The problem:
Begin with the line holding "Clone this chart", end with the line holding "const svgRef = useRef<SVGSVGElement", and repeat every line in between exactly, without pictures.

Charts and diagrams as code:
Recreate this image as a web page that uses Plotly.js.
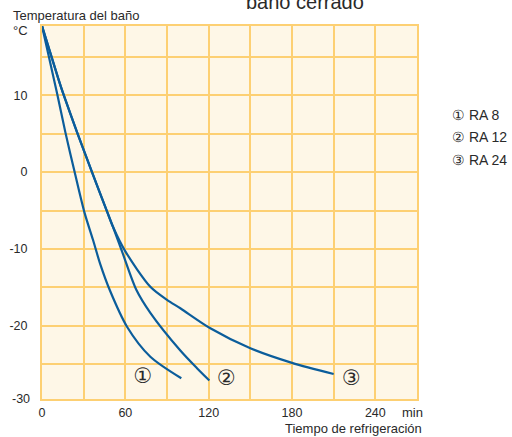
<!DOCTYPE html>
<html>
<head>
<meta charset="utf-8">
<script src="https://cdn.plot.ly/plotly-3.0.1.min.js"></script>
<style>
  html, body { margin: 0; padding: 0; background: #ffffff; }
  #chart { width: 512px; height: 437px; }
</style>
</head>
<body>
<div id="chart"></div>
<script>
// ---- Data ----
const seriesNames = ["RA 8", "RA 12", "RA 24"];
const seriesMarks = ["\u2460", "\u2461", "\u2462"];

const ra8Time = [0, 10.8, 16.8, 23.5, 30.5, 36.7, 42.0, 48.7, 61.2, 78.0, 100.3];
const ra8Temp = [19, 10.3, 5.2, 0, -5.2, -8.8, -12.0, -15.3, -20.1, -24.0, -26.8];

const ra12Time = [0, 12.0, 15.1, 25.2, 36.0, 47.0, 51.1, 57.6, 67.9, 78.0, 99.6, 111.6, 120.5];
const ra12Temp = [19, 12.0, 10.3, 5.2, 0, -5.2, -7.1, -10.3, -15.3, -18.3, -23.2, -25.5, -27.1];

const ra24Time = [0, 12.0, 15.1, 25.2, 36.0, 47.0, 51.1, 60.0, 78.0, 90.0, 99.6, 121.2, 150.0, 180.0, 210.0];
const ra24Temp = [19, 12.0, 10.3, 5.2, 0, -5.2, -7.1, -10.3, -14.9, -16.6, -17.7, -20.3, -22.9, -24.8, -26.25];

// circled marks placed under the curve ends (time, temperature)
const markTime = [72.7, 132.7, 222.7];
const markTemp = [-26.8, -27.0, -27.0];

// axis ticks
const xTickVals = [0, 30, 60, 90, 120, 150, 180, 210, 240, 270];
const xTickText = ["0", "", "60", "", "120", "", "180", "", "240", ""];
const yTickVals = [-25, -20, -15, -10, -5, 0, 5, 10, 15];
const yTickText = ["", "-20", "", "-10", "", "0", "", "10", ""];
const yBottomLabel = "-30";

// ---- Styles ----
const FONT = "'Liberation Sans', Arial, sans-serif";
const TXT = "#2a2a2a";
const GRID = "#fdd073";
const BG = "#fef7e7";
const LINE = "#0b5d9b";

const curves = [
  [ra8Time, ra8Temp],
  [ra12Time, ra12Temp],
  [ra24Time, ra24Temp]
];

const traces = curves.map((c, i) => ({
  x: c[0], y: c[1], type: "scatter", mode: "lines",
  name: seriesNames[i],
  line: { color: LINE, width: 2.2, shape: "spline", smoothing: 0.8 },
  hoverinfo: "skip", showlegend: false, cliponaxis: true
}));

traces.push({
  x: markTime, y: markTemp, type: "scatter", mode: "text",
  text: seriesMarks, textposition: "middle center",
  textfont: { family: "'DejaVu Sans', sans-serif", size: 21, color: TXT },
  hoverinfo: "skip", showlegend: false
});

const annotations = [
  { text: "baño cerrado", xref: "paper", yref: "paper", x: 0.7, y: 1.064, xanchor: "center", yanchor: "middle",
    showarrow: false, font: { family: FONT, size: 20, color: TXT } },
  { text: "Temperatura del baño", xref: "paper", yref: "paper", x: -0.082, y: 1.027, xanchor: "left", yanchor: "middle",
    showarrow: false, font: { family: FONT, size: 13, color: TXT } },
  { text: "°C", xref: "paper", yref: "paper", x: -0.082, y: 0.9875, xanchor: "left", yanchor: "middle",
    showarrow: false, font: { family: FONT, size: 13, color: TXT } },
  { text: "min", xref: "paper", yref: "paper", x: 0.9888, y: -0.0354, xanchor: "center", yanchor: "middle",
    showarrow: false, font: { family: FONT, size: 13, color: TXT } },
  { text: "Tiempo de refrigeración", xref: "paper", yref: "paper", x: 1.0196, y: -0.0796, xanchor: "right", yanchor: "middle",
    showarrow: false, font: { family: FONT, size: 13, color: TXT } },
  { text: yBottomLabel, xref: "paper", yref: "paper", x: 0, y: 0, xanchor: "right", yanchor: "middle", xshift: -10,
    showarrow: false, font: { family: FONT, size: 12.5, color: TXT } }
];

const legendY = [0.7626, 0.7018, 0.6420];
seriesNames.forEach((n, i) => {
  annotations.push({
    text: seriesMarks[i] + " " + n, xref: "paper", yref: "paper", x: 1.0887, y: legendY[i],
    xanchor: "left", yanchor: "middle", showarrow: false,
    font: { family: FONT, size: 14, color: TXT }
  });
});

const layout = {
  width: 512, height: 437,
  margin: { l: 42, r: 95, t: 26, b: 38, pad: 0 },
  paper_bgcolor: "#ffffff",
  plot_bgcolor: BG,
  showlegend: false,
  font: { family: FONT, size: 12.5, color: TXT },
  xaxis: {
    range: [0, 270], tickmode: "array", tickvals: xTickVals, ticktext: xTickText,
    showgrid: true, gridcolor: GRID, gridwidth: 2, zeroline: false,
    showline: true, linecolor: GRID, linewidth: 2, mirror: true,
    ticks: "", ticklabelstandoff: 1,
    tickfont: { family: FONT, size: 12.5, color: TXT }, fixedrange: true
  },
  yaxis: {
    range: [-29.5, 19], tickmode: "array", tickvals: yTickVals, ticktext: yTickText,
    showgrid: true, gridcolor: GRID, gridwidth: 2, zeroline: false,
    showline: true, linecolor: GRID, linewidth: 2, mirror: true,
    ticks: "", ticklabelstandoff: 10,
    tickfont: { family: FONT, size: 12.5, color: TXT }, fixedrange: true
  },
  annotations: annotations
};

Plotly.newPlot("chart", traces, layout, { staticPlot: true, displayModeBar: false });
</script>
</body>
</html>
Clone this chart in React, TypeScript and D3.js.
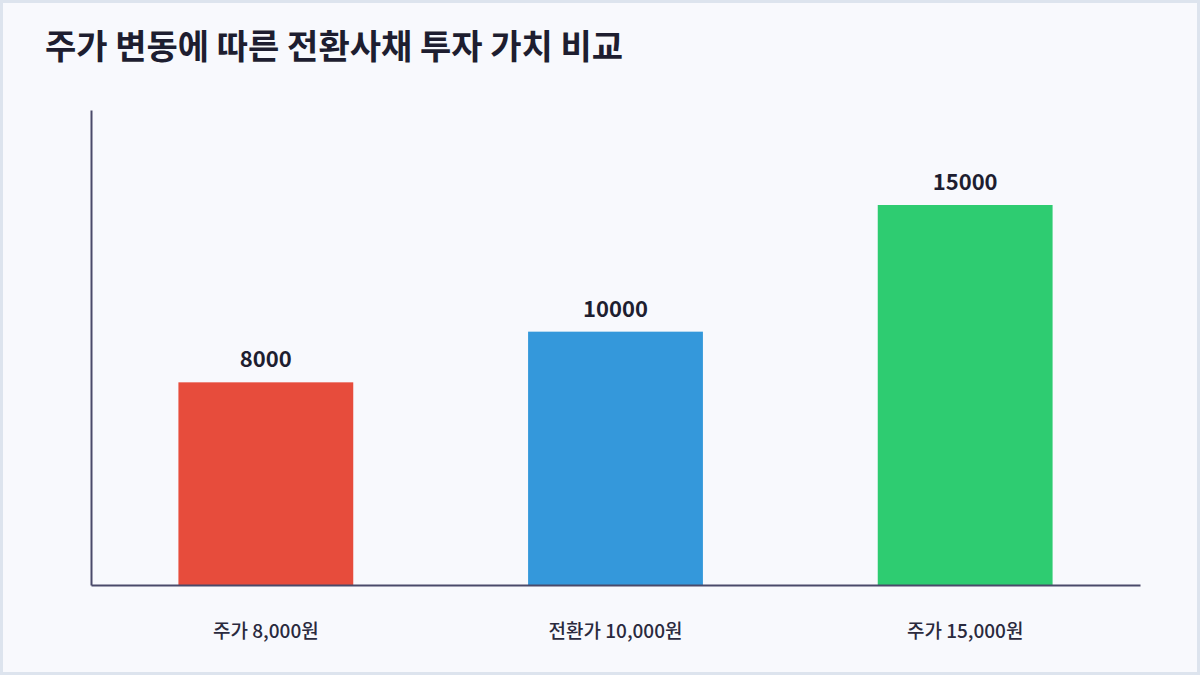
import { useEffect, useRef } from "react";
import * as d3 from "d3";

const categories = ["주가 8,000원", "전환가 10,000원", "주가 15,000원"];
const values = [8000, 10000, 15000];
const colors = ["#e74c3c", "#3498db", "#2ecc71"];
const title = "주가 변동에 따른 전환사채 투자 가치 비교";

const W = 1200;
const H = 675;

const App = () => {
  const svgRef = useRef<SVGSVGElement | null>(null);

  useEffect(() => {
    document.body.style.margin = "0";
    if (!svgRef.current) return;

    const margin = { top: 110, right: 60, bottom: 90, left: 91 };
    const width = 1140 - margin.left;
    const height = 585 - margin.top;

    const root = d3.select(svgRef.current);
    root.selectAll("*").remove();

    // 배경
    root
      .append("rect")
      .attr("x", 1.5)
      .attr("y", 1.5)
      .attr("width", W - 3)
      .attr("height", H - 3)
      .attr("fill", "#f8f9fd")
      .attr("stroke", "#dde4ee")
      .attr("stroke-width", 3);

    // 제목
    root
      .append("text")
      .attr("x", 45)
      .attr("y", 59)
      .attr("font-size", 34)
      .attr("font-weight", 700)
      .attr("fill", "#1e1e30")
      .text(title);

    const svg = root
      .append("g")
      .attr("transform", `translate(${margin.left},${margin.top})`);

    const x = d3
      .scaleBand<string>()
      .domain(categories)
      .range([0, width])
      .paddingInner(0.5)
      .paddingOuter(0.25);

    const y = d3
      .scaleLinear()
      .domain([0, (d3.max(values) as number) * 1.25])
      .range([height, 0]);

    // 막대
    svg
      .selectAll("rect.bar")
      .data(values)
      .join("rect")
      .attr("class", "bar")
      .attr("x", (_, i) => x(categories[i]) as number)
      .attr("y", (d) => y(d))
      .attr("width", x.bandwidth())
      .attr("height", (d) => height - y(d))
      .attr("fill", (_, i) => colors[i]);

    // 값 라벨
    svg
      .selectAll("text.val")
      .data(values)
      .join("text")
      .attr("class", "val")
      .attr("x", (_, i) => (x(categories[i]) as number) + x.bandwidth() / 2)
      .attr("y", (d) => y(d) - 15)
      .attr("text-anchor", "middle")
      .attr("font-size", 22)
      .attr("font-weight", 700)
      .attr("fill", "#1e1e30")
      .text((d) => String(d));

    // 축
    const axisColor = "#4a4a6a";
    const xAxis = svg
      .append("g")
      .attr("transform", `translate(0,${height})`)
      .call(d3.axisBottom(x).tickSize(0).tickPadding(0));
    xAxis.select(".domain").attr("stroke", axisColor).attr("stroke-width", 2);
    xAxis
      .selectAll("text")
      .attr("dy", 0)
      .attr("y", 53)
      .attr("font-size", 19)
      .attr("font-weight", 500)
      .attr("font-family", "'Noto Sans CJK KR', 'Noto Sans', sans-serif")
      .attr("fill", "#2a2a3e");

    const yAxis = svg.append("g").call(d3.axisLeft(y).ticks(0).tickSize(0).tickFormat(() => ""));
    yAxis.select(".domain").attr("stroke", axisColor).attr("stroke-width", 2);
  }, []);

  return (
    <svg
      ref={svgRef}
      width={W}
      height={H}
      style={{ display: "block", fontFamily: "'Noto Sans CJK KR', 'Noto Sans', sans-serif" }}
    ></svg>
  );
};

export default App;
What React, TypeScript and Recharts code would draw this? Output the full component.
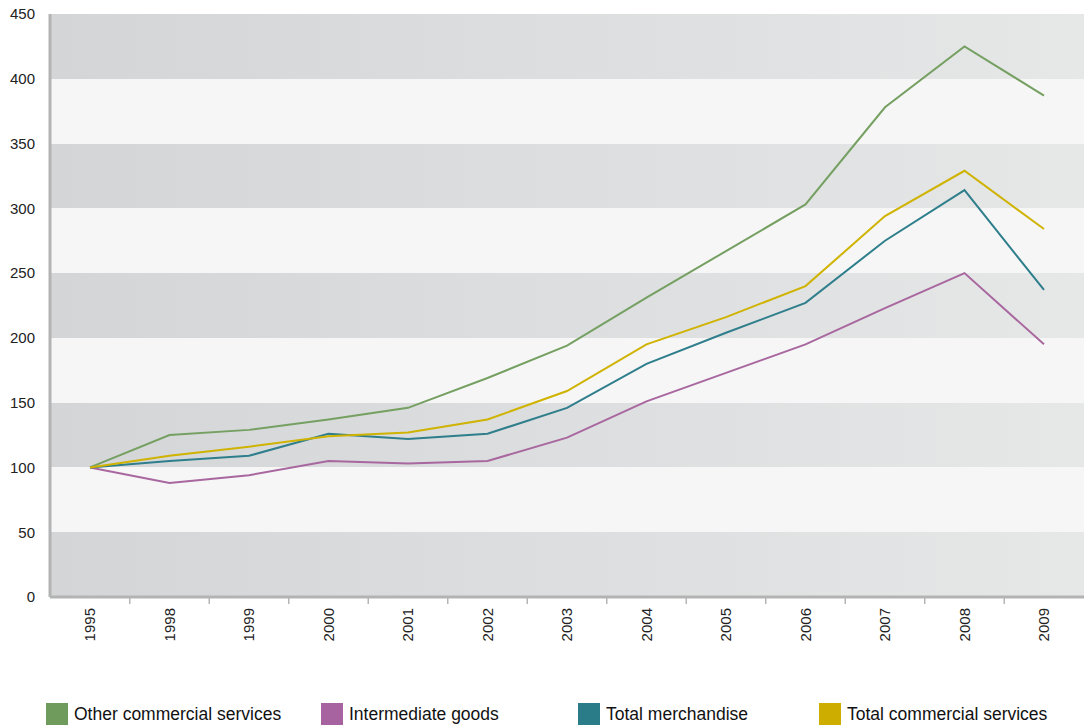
import React from 'react';
import {
  LineChart,
  Line,
  XAxis,
  YAxis,
  CartesianGrid
} from 'recharts';

const years = ['1995', '1998', '1999', '2000', '2001', '2002', '2003', '2004', '2005', '2006', '2007', '2008', '2009'];

const otherCommercialServices = [100, 125, 129, 137, 146, 169, 194, 231, 267, 303, 378, 425, 387];
const intermediateGoods = [100, 88, 94, 105, 103, 105, 123, 151, 173, 195, 223, 250, 195];
const totalMerchandise = [100, 105, 109, 126, 122, 126, 146, 180, 204, 227, 275, 314, 237];
const totalCommercialServices = [100, 109, 116, 124, 127, 137, 159, 195, 216, 240, 294, 329, 284];

const yTicks = [0, 50, 100, 150, 200, 250, 300, 350, 400, 450];

const seriesDefs = [
  { key: 'other', name: 'Other commercial services', color: '#75a062', swatch: '#6f9c5c' },
  { key: 'intermediate', name: 'Intermediate goods', color: '#a8679f', swatch: '#a7639f' },
  { key: 'merchandise', name: 'Total merchandise', color: '#2f7e8c', swatch: '#2b7c89' },
  { key: 'commercial', name: 'Total commercial services', color: '#cfb300', swatch: '#cdae00' }
];

const data = years.map((year, i) => ({
  year,
  other: otherCommercialServices[i],
  intermediate: intermediateGoods[i],
  merchandise: totalMerchandise[i],
  commercial: totalCommercialServices[i]
}));

const FONT = '"Liberation Sans", Arial, Helvetica, sans-serif';
const STEP = 79.5;

const YearTick = (props: any) => {
  const { x, y, payload, index } = props;
  return (
    <g>
      {index < years.length - 1 && (
        <line x1={x + STEP / 2} x2={x + STEP / 2} y1={y + 1} y2={y + 7} stroke="#b5b5b5" strokeWidth={1.5} />
      )}
      <text
        x={x}
        y={y + 11}
        transform={`rotate(-90, ${x}, ${y + 11})`}
        textAnchor="end"
        dy="0.35em"
        fill="#222"
        fontSize={15}
        fontFamily={FONT}
      >
        {payload.value}
      </text>
    </g>
  );
};

// legend swatch / label positions along the bottom row
const legendX = [46, 321, 578, 819];

export default function App() {
  return (
    <div style={{ position: 'absolute', left: 0, top: 0, width: 1084, height: 725, background: '#fff', overflow: 'hidden' }}>
      <LineChart width={1084} height={725} data={data} margin={{ top: 14, right: 0, left: 0, bottom: 78 }}>
        <defs>
          <linearGradient id="bandFill" x1="0" y1="0" x2="1" y2="0">
            <stop offset="0%" stopColor="#d3d5d7" />
            <stop offset="100%" stopColor="#e6e7e7" />
          </linearGradient>
        </defs>
        <CartesianGrid
          vertical={false}
          stroke="none"
          horizontalFill={['url(#bandFill)', '#f6f6f6']}
          fillOpacity={1}
        />
        <XAxis
          dataKey="year"
          padding={{ left: 40, right: 40 }}
          interval={0}
          height={50}
          tickSize={0}
          tickMargin={0}
          tickLine={false}
          axisLine={{ stroke: '#b3b3b3', strokeWidth: 3 }}
          tick={<YearTick />}
        />
        <YAxis
          domain={[0, 450]}
          ticks={yTicks}
          width={50}
          tickLine={false}
          tickMargin={9}
          axisLine={{ stroke: '#b3b3b3', strokeWidth: 3 }}
          tick={{ fill: '#222', fontSize: 15, fontFamily: FONT }}
        />
        {seriesDefs.map((s) => (
          <Line
            key={s.key}
            type="linear"
            dataKey={s.key}
            name={s.name}
            stroke={s.color}
            strokeWidth={2}
            dot={false}
            activeDot={false}
            isAnimationActive={false}
          />
        ))}
      </LineChart>
      {seriesDefs.map((s, i) => (
        <div
          key={s.key}
          style={{
            position: 'absolute',
            left: legendX[i],
            top: 703,
            display: 'flex',
            alignItems: 'center',
            fontFamily: FONT,
            fontSize: 17.5,
            color: '#111',
            whiteSpace: 'nowrap'
          }}
        >
          <span style={{ display: 'inline-block', width: 22, height: 22, background: s.swatch, marginRight: 6 }} />
          <span>{s.name}</span>
        </div>
      ))}
    </div>
  );
}
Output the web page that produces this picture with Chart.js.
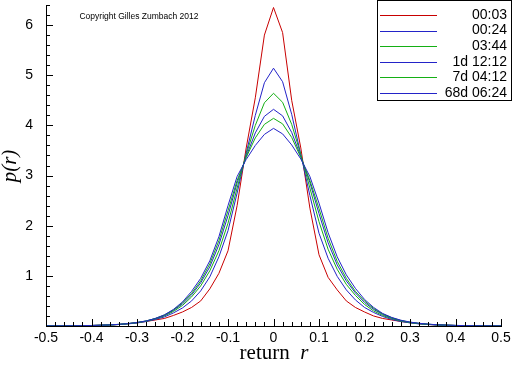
<!DOCTYPE html>
<html>
<head>
<meta charset="utf-8">
<script src="https://cdn.jsdelivr.net/npm/chart.js@4.4.1/dist/chart.umd.min.js"></script>
<style>
html, body { margin: 0; padding: 0; background: #fff; }
#wrap { width: 512px; height: 366px; position: relative; }
</style>
</head>
<body>
<div id="wrap"><canvas id="chart"></canvas></div>
<script>
// return bins
const returns = [-0.5, -0.48, -0.46, -0.44, -0.42, -0.4, -0.38, -0.36, -0.34, -0.32, -0.3, -0.28, -0.26, -0.24, -0.22, -0.2, -0.18, -0.16, -0.14, -0.12, -0.1, -0.08, -0.06, -0.04, -0.02,
    0,
    0.02, 0.04, 0.06, 0.08, 0.1, 0.12, 0.14, 0.16, 0.18, 0.2, 0.22, 0.24, 0.26, 0.28, 0.3, 0.32, 0.34, 0.36, 0.38, 0.4, 0.42, 0.44, 0.46, 0.48, 0.5];

const seriesLabels = ['00:03', '00:24', '03:44', '1d 12:12', '7d 04:12', '68d 06:24'];

const p0003 = [0.003, 0.004, 0.005, 0.006, 0.008, 0.01, 0.015, 0.02, 0.03, 0.045, 0.065, 0.09, 0.12, 0.15, 0.21, 0.28, 0.37, 0.5, 0.74, 1.05, 1.5, 2.4, 3.55, 4.55, 5.8,
    6.35,
    5.85, 4.5, 3.55, 2.35, 1.42, 0.97, 0.72, 0.5, 0.37, 0.28, 0.2, 0.15, 0.12, 0.09, 0.065, 0.045, 0.03, 0.02, 0.015, 0.01, 0.008, 0.006, 0.005, 0.004, 0.003];
const p0024 = [0.002, 0.003, 0.004, 0.005, 0.007, 0.01, 0.014, 0.02, 0.03, 0.042, 0.06, 0.09, 0.13, 0.18, 0.26, 0.36, 0.5, 0.7, 0.98, 1.38, 1.9, 2.65, 3.45, 4.2, 4.85,
    5.14,
    4.87, 4.22, 3.42, 2.6, 1.85, 1.35, 0.99, 0.72, 0.52, 0.37, 0.27, 0.19, 0.13, 0.09, 0.062, 0.042, 0.03, 0.02, 0.014, 0.01, 0.007, 0.005, 0.004, 0.003, 0.002];
const p0344 = [0.002, 0.003, 0.004, 0.005, 0.007, 0.01, 0.014, 0.02, 0.03, 0.045, 0.065, 0.095, 0.14, 0.2, 0.29, 0.41, 0.58, 0.8, 1.1, 1.5, 2.05, 2.75, 3.42, 4.0, 4.45,
    4.64,
    4.46, 4.02, 3.42, 2.75, 2.08, 1.53, 1.13, 0.83, 0.61, 0.43, 0.3, 0.21, 0.145, 0.1, 0.068, 0.046, 0.032, 0.022, 0.015, 0.01, 0.007, 0.005, 0.004, 0.003, 0.002];
const p1d1212 = [0.002, 0.003, 0.004, 0.005, 0.007, 0.01, 0.015, 0.022, 0.032, 0.047, 0.068, 0.1, 0.145, 0.21, 0.31, 0.44, 0.62, 0.86, 1.18, 1.62, 2.2, 2.85, 3.38, 3.85, 4.18,
    4.32,
    4.19, 3.86, 3.38, 2.86, 2.24, 1.66, 1.22, 0.9, 0.66, 0.47, 0.33, 0.23, 0.155, 0.105, 0.072, 0.05, 0.034, 0.023, 0.016, 0.011, 0.008, 0.005, 0.004, 0.003, 0.002];
const p7d0412 = [0.002, 0.003, 0.004, 0.005, 0.007, 0.01, 0.015, 0.022, 0.033, 0.048, 0.07, 0.1, 0.15, 0.22, 0.32, 0.46, 0.65, 0.9, 1.24, 1.7, 2.3, 2.9, 3.36, 3.75, 4.02,
    4.14,
    4.03, 3.76, 3.36, 2.9, 2.34, 1.75, 1.29, 0.95, 0.69, 0.5, 0.35, 0.24, 0.165, 0.11, 0.075, 0.052, 0.035, 0.024, 0.016, 0.011, 0.008, 0.005, 0.004, 0.003, 0.002];
const p68d0624 = [0.002, 0.003, 0.004, 0.005, 0.007, 0.01, 0.015, 0.022, 0.033, 0.048, 0.07, 0.1, 0.15, 0.22, 0.33, 0.48, 0.69, 0.95, 1.3, 1.78, 2.4, 2.98, 3.32, 3.6, 3.82,
    3.94,
    3.83, 3.61, 3.33, 2.98, 2.45, 1.86, 1.38, 1.02, 0.75, 0.53, 0.37, 0.25, 0.17, 0.115, 0.078, 0.054, 0.037, 0.025, 0.017, 0.012, 0.008, 0.006, 0.004, 0.003, 0.002];

const xTickLabels = ['-0.5', '-0.4', '-0.3', '-0.2', '-0.1', '0', '0.1', '0.2', '0.3', '0.4', '0.5'];
const yTickLabels = ['1', '2', '3', '4', '5', '6'];

const RED = 'rgb(200,0,0)';
const BLUE = 'rgb(35,35,200)';
const GREEN = 'rgb(20,175,20)';
const seriesColors = [RED, BLUE, GREEN, BLUE, GREEN, BLUE];
const seriesValues = [p0003, p0024, p0344, p1d1212, p7d0412, p68d0624];

function toPoints(vals) {
    return returns.map((r, i) => ({x: r, y: vals[i]}));
}

const datasets = seriesValues.map((vals, i) => ({
    label: seriesLabels[i],
    data: toPoints(vals),
    borderColor: seriesColors[i],
    backgroundColor: seriesColors[i],
    borderWidth: 1,
    pointRadius: 0,
    tension: 0,
    fill: false,
    order: seriesValues.length - i
}));

// inward tick marks, major + minor
const tickMarks = {
    id: 'tickMarks',
    afterDraw(chart) {
        const ctx = chart.ctx;
        const x = chart.scales.x, y = chart.scales.y;
        const area = chart.chartArea;
        ctx.save();
        ctx.strokeStyle = '#000';
        ctx.lineWidth = 1;
        ctx.beginPath();
        for (let k = 0; k <= 50; k++) {
            const v = -0.5 + k * 0.02;
            const px = Math.round(x.getPixelForValue(v)) + 0.5;
            const len = (k % 5 === 0) ? 7 : 4;
            ctx.moveTo(px, area.bottom);
            ctx.lineTo(px, area.bottom - len);
        }
        for (let k = 1; k <= 32; k++) {
            const v = k * 0.2;
            const py = Math.round(y.getPixelForValue(v)) + 0.5;
            const len = (k % 5 === 0) ? 7 : 4;
            ctx.moveTo(area.left, py);
            ctx.lineTo(area.left + len, py);
        }
        ctx.stroke();
        ctx.restore();
    }
};

// axis titles, copyright note, boxed legend
const annotations = {
    id: 'annotations',
    afterDraw(chart) {
        const ctx = chart.ctx;
        ctx.save();
        ctx.fillStyle = '#000';

        // x title: "return r"
        ctx.textBaseline = 'alphabetic';
        ctx.textAlign = 'left';
        ctx.font = '21px "Liberation Serif"';
        const w1 = ctx.measureText('return ').width;
        ctx.font = 'italic 21px "Liberation Serif"';
        const w2 = ctx.measureText(' r').width;
        const x0 = 274 - (w1 + w2) / 2;
        ctx.font = '21px "Liberation Serif"';
        ctx.fillText('return ', x0, 359);
        ctx.font = 'italic 21px "Liberation Serif"';
        ctx.fillText(' r', x0 + w1, 359);

        // y title: "p(r)"
        ctx.translate(16, 166);
        ctx.rotate(-Math.PI / 2);
        ctx.textAlign = 'center';
        ctx.font = 'italic 21px "Liberation Serif"';
        ctx.fillText('p(r)', 0, 0);
        ctx.setTransform(1, 0, 0, 1, 0, 0);

        // copyright
        ctx.textAlign = 'center';
        ctx.font = '8.5px "Liberation Sans"';
        ctx.fillText('Copyright Gilles Zumbach 2012', 139, 19);

        // legend box
        ctx.fillStyle = '#fff';
        ctx.fillRect(377, 0, 134, 101);
        ctx.strokeStyle = '#000';
        ctx.lineWidth = 1;
        ctx.strokeRect(377.5, 0.5, 134, 100);
        ctx.font = '14px "Liberation Sans"';
        ctx.textAlign = 'right';
        ctx.textBaseline = 'middle';
        chart.data.datasets.forEach((ds, i) => {
            const yy = 15 + i * 15.6;
            ctx.strokeStyle = ds.borderColor;
            ctx.beginPath();
            ctx.moveTo(380, Math.round(yy) + 0.5);
            ctx.lineTo(437, Math.round(yy) + 0.5);
            ctx.stroke();
            ctx.fillStyle = '#000';
            ctx.fillText(ds.label, 507, yy);
        });
        ctx.restore();
    }
};

const config = {
    type: 'line',
    data: { datasets: datasets },
    options: {
        responsive: true,
        maintainAspectRatio: false,
        animation: false,
        layout: { padding: { top: 5, right: 11, left: 0, bottom: 0 } },
        plugins: {
            legend: { display: false },
            tooltip: { enabled: false }
        },
        scales: {
            x: {
                type: 'linear',
                min: -0.5,
                max: 0.5,
                grid: { display: false },
                border: { display: true, color: '#000', width: 1 },
                afterBuildTicks: (s) => { s.ticks = xTickLabels.map(l => ({value: parseFloat(l)})); },
                ticks: {
                    autoSkip: false,
                    maxRotation: 0,
                    padding: -4,
                    color: '#000',
                    font: { family: '"Liberation Sans"', size: 14 },
                    callback: (v, i) => xTickLabels[i]
                },
                afterFit: (s) => { s.height = 40; s.paddingLeft = 0; s.paddingRight = 0; }
            },
            y: {
                min: 0,
                max: 6.4,
                grid: { display: false },
                border: { display: true, color: '#000', width: 1 },
                afterBuildTicks: (s) => { s.ticks = yTickLabels.map(l => ({value: parseFloat(l)})); },
                ticks: {
                    autoSkip: false,
                    padding: 5,
                    color: '#000',
                    font: { family: '"Liberation Sans"', size: 14 },
                    callback: (v, i) => yTickLabels[i]
                },
                afterFit: (s) => { s.width = 46; s.paddingTop = 0; s.paddingBottom = 0; }
            }
        }
    },
    plugins: [tickMarks, annotations]
};

const myChart = new Chart(document.getElementById('chart'), config);
</script>
</body>
</html>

Exercise solution:
Clone this chart in React, TypeScript and D3.js.
import { useEffect, useRef } from "react";
import * as d3 from "d3";

const categories = ["주가 8,000원", "전환가 10,000원", "주가 15,000원"];
const values = [8000, 10000, 15000];
const colors = ["#e74c3c", "#3498db", "#2ecc71"];
const title = "주가 변동에 따른 전환사채 투자 가치 비교";

const W = 1200;
const H = 675;

const App = () => {
  const svgRef = useRef<SVGSVGElement | null>(null);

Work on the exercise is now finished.